+++ DATA LISTING +++

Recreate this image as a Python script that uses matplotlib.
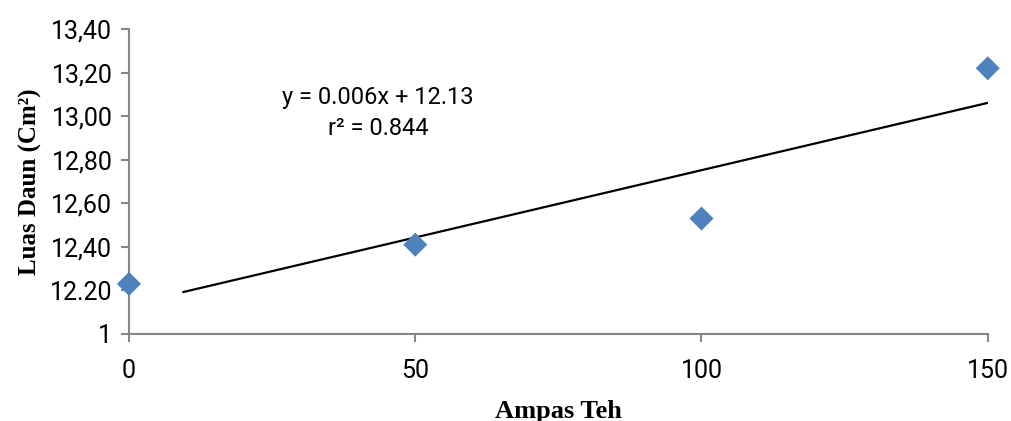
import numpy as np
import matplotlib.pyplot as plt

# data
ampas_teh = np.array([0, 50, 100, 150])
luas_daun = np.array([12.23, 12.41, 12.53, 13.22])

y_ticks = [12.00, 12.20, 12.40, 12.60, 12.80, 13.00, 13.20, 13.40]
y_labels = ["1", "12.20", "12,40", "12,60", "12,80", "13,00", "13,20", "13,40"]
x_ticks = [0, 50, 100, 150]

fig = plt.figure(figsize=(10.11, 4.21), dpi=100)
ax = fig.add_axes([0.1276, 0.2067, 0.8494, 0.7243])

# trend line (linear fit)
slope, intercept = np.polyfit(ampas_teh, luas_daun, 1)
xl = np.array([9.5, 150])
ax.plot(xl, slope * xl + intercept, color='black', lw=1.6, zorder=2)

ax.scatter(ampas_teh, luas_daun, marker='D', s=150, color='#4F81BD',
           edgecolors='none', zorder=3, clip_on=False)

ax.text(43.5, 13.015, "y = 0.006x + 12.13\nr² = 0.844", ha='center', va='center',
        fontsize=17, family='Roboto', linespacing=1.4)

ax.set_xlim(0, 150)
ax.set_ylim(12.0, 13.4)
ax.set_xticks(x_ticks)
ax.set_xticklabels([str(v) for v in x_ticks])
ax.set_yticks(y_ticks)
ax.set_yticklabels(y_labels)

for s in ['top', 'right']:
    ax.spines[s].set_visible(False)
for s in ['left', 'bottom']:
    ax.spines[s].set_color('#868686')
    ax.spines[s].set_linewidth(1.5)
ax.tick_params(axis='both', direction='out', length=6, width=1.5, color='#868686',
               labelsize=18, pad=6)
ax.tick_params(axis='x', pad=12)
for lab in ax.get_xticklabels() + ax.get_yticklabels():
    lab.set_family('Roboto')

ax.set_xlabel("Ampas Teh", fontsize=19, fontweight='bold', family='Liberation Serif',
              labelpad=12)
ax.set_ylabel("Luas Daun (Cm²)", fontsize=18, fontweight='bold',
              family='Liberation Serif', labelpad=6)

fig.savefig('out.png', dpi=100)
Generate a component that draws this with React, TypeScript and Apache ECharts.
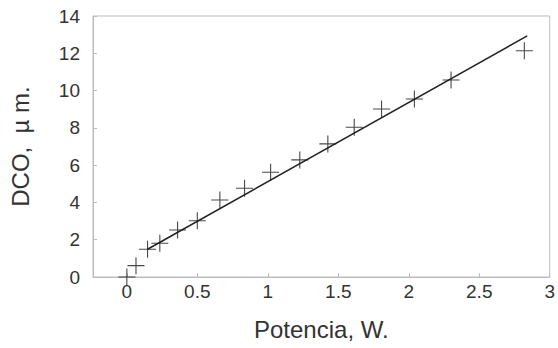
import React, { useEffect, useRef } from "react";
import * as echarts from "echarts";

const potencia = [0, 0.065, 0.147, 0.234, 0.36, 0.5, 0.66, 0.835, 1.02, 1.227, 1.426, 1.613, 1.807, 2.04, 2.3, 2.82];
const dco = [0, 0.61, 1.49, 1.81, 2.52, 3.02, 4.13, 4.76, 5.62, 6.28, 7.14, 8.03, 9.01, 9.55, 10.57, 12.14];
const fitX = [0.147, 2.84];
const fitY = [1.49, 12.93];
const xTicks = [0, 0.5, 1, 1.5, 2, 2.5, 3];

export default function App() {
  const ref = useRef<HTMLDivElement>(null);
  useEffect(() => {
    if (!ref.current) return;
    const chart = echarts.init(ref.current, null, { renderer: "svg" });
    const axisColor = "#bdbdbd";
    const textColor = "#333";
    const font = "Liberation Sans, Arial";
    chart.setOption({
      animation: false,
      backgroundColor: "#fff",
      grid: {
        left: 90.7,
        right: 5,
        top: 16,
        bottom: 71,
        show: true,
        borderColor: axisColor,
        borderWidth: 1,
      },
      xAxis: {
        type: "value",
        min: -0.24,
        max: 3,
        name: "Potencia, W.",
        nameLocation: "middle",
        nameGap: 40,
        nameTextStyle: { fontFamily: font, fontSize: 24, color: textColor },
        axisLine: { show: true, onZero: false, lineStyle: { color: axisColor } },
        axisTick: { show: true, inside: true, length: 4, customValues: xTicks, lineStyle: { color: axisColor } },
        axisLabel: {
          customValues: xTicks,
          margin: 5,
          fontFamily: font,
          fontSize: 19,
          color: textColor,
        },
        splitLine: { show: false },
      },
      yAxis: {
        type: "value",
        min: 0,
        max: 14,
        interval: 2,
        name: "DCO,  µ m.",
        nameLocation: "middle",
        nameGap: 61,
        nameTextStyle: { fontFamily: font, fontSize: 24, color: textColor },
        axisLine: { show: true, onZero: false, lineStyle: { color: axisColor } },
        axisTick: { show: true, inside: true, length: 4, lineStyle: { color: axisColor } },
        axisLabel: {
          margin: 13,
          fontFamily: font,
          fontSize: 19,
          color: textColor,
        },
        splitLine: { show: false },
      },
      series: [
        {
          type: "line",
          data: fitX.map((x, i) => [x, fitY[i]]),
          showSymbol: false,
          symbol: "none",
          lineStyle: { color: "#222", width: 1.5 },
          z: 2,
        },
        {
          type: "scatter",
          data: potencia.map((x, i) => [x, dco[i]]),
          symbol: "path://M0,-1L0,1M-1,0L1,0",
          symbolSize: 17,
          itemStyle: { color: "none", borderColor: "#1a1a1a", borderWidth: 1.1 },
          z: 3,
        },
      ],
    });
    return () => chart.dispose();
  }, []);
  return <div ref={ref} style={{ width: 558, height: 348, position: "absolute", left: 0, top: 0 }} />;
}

+++

WRITTEN REQUEST -
Find all the lines containing "React" in the material, then copy them.

ANSWER FOR THE TASK -
Generate a component that draws this with React, TypeScript and Apache ECharts.
import React, { useEffect, useRef } from "react";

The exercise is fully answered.